My friend Min from the SAHP Malaysia Yahoo group was just featured in The Star (one of two leading national English papers in Malaysia) where she was interviewed regarding her hobby – sewing – that she’d recently turned into a business.

Branded Mama Min, these handsewn traditional games, some of them native to Malaysia, will take most Malaysians who are reading my blog down memory lane. I’m talking Five Stones, Snakes & Ladders, Checkers and the like.

Reading the article did the same to me. Suddenly, I remembered taking long post-dinner walks down the road where my mom’s ancestral home was in Batu Gajah. The street was line with Saga trees, and they littered tiny hard red seeds that begged to be picked. And we would, gathering them by the dozens and using them generously in two games: Seven Stones, except that instead of small rocks, we would ask Mom to sew sacks filled with the seeds as they were softer on the hands; and this game the name of which escapes me.
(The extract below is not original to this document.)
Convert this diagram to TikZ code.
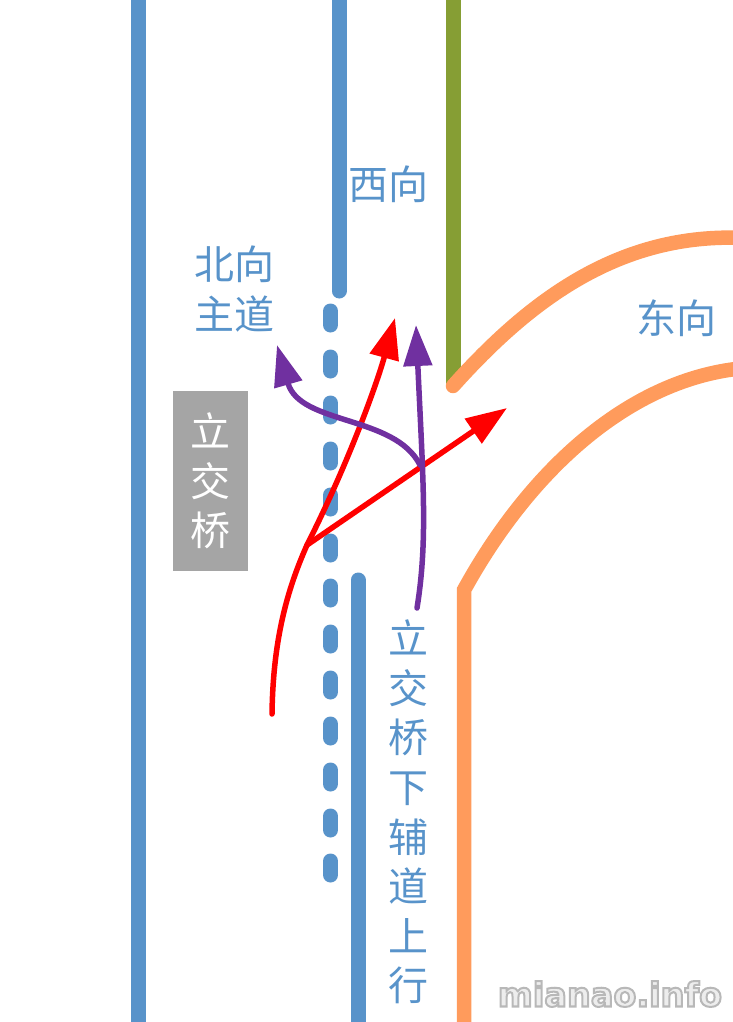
\documentclass[tikz,border=0pt]{standalone}
\usepackage{fontspec}
\setmainfont{Liberation Serif}
\newfontfamily\cjk{Noto Sans CJK SC}
\newfontfamily\markfont{DejaVu Sans Bold}
\usetikzlibrary{arrows.meta}
\definecolor{roadblue}{RGB}{88, 147, 202}
\definecolor{olivegreen}{RGB}{134, 158, 52}
\definecolor{roadorange}{RGB}{255, 155, 92}
\definecolor{boxgray}{RGB}{165, 165, 165}
\definecolor{routepurple}{RGB}{112, 48, 160}
\tikzstyle{road} = [line width=15pt, line cap=round, roadblue]
\tikzstyle{edgeline} = [line width=14.5pt, line cap=round, roadorange]
\tikzstyle{redroute} = [line width=5.5pt, red, line cap=round, -{Triangle[length=41pt,width=29pt]}]
\tikzstyle{purpleroute} = [line width=5.5pt, routepurple, line cap=round, -{Triangle[length=41pt,width=28pt]}]
\tikzstyle{label} = [text=roadblue, font=\cjk\fontsize{40}{49.6}\selectfont, align=center, inner sep=0pt]

\begin{document}
\begin{tikzpicture}[x=1pt,y=-1pt]
        \useasboundingbox (0,0) rectangle (733,1022);

        % Roads
        \draw [road, line cap=butt] (138,0) -- (138,1022);
        \draw [road] (339,-10) -- (339,291);
        \draw [road] (358,580) -- (358,1032);
        \foreach \y in {311,357,403,449,495,541,586,632,678,724,770,816,861} {
            \draw [road] (330.5,\y) -- (330.5,\y+14);
        }

        % Olive and orange edges
        \draw [line width=15pt, olivegreen] (453.5,0) -- (453.5,384);
        \draw [edgeline] (453,386) .. controls (530,300) and (620,232) .. (745,238);
        \draw [edgeline, line cap=butt] (464,1022) -- (464,590) .. controls (530,470) and (630,378) .. (745,368);

        % Bridge block
        \node (bridge) at (210.5,481) [fill=boxgray, minimum width=75pt, minimum height=180pt, inner sep=0pt,
        text=white, font=\cjk\fontsize{40}{49.6}\selectfont, align=center] {立\\交\\桥};

        % Routes
        \coordinate (fork) at (307,545);
        \coordinate (cross) at (420,465);
        \draw [redroute] (272,714) .. controls (273,640) and (287,590) .. (fork) .. controls (350,460) and (378,380) .. (395,318);
        \draw [redroute] (fork) -- (507,408);
        \draw [purpleroute] (417,608) .. controls (428,540) and (423,480) .. (416,325);
        \draw [purpleroute] (cross) .. controls (395,415) and (300,425) .. (277,345);

        % Labels
        \node (west) at (388,184) [label] {西向};
        \node (north) at (234.5,289) [label] {北向\\主道};
        \node (east) at (676,318) [label] {东向};
        \node (side) at (408,812) [label] {立\\交\\桥\\下\\辅\\道\\上\\行};

        % Watermark
        \node (mark) at (610,994) [font=\markfont\fontsize{33.5}{35}\selectfont, inner sep=0pt]
        {\special{pdf:code q 2 Tr 2 w 0.72 G 0.93 g}mianao.info\special{pdf:code 0 Tr Q}};
    \end{tikzpicture}
\end{document}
It is not unlike a game boys used to play with bottle caps. We would throw a bunch of seeds on the floor and then find two seeds between which we would ‘draw’ an invisible line with our pinkies without touching either of the seeds. This was called ‘marking’ the seeds. After the ‘marking’, we would need to hit one of the seeds with the other by flicking them with our fingers. If we succeeded, we could keep the seeds. The objective was to collect as many of the seeds as possible.

These two were easily my favourite two games because firstly, my mom taught it to my sis and me. And for many evenings, it locked our small family in fierce friendly battles for those blasted saga seeds.

Mom, because she’d been playing the game for God knows how long, was the reigning Champion of the Saga Seeds, whereas dad, the only man in the family, would be the undisputed loser. He’d blame it on the fact that his pinkies were the largest in the family and therefore, could not possibly mark the seeds properly without touching them, whereas Mom, with her long, elegantly manicured digits, had the advantage of narrow, sharp nails with which she could mark all the closest seeds (that were the easiest to flick and hit).

And when it came to Seven Stones, dad’s hands were again his bane. The man just could not catch. How it goes is that after you finished each match, you are given a bonus round where you have to throw all seven ‘stones’ up in the air and then try to catch as many as possible using the back of your hand. To do so, you’d need to sort of curve it into a bowl, the way traditional Thai dancers do, so as to catch as many of the seven as possible.

After that, you’ll need to send them up again, before trying to catch every one of the stones that’d made it on the back of your hand, to finalise the score. Obviously, the more you caught, the higher your score.

The problem was that Dad simply could not ‘curve’ his hand as flexibly as we ladies could. Because they were taut and hard, the tightly-packed sacks would often bounce off with ridiculous frequency. Often, he’d end up without even one stone. It was both painful yet hilarious to watch.

And that is the undeniable value of such games: their ability to bring the family together. Not only do they cost nothing to own, they were ingenious in their simplicity yet rich in the lessons they taught, from simple arithmetic to the importance of teamwork. Most of all, they were fun.

I wish I could share with Rae the joy those saga seeds had brought us. You know what? Perhaps we could substitute them with acorns. Fall is on its way.

Watch out, Lokes. Let’s see how those chubby, soft hands do as we open up our own chapter of The Champion of the Acorns!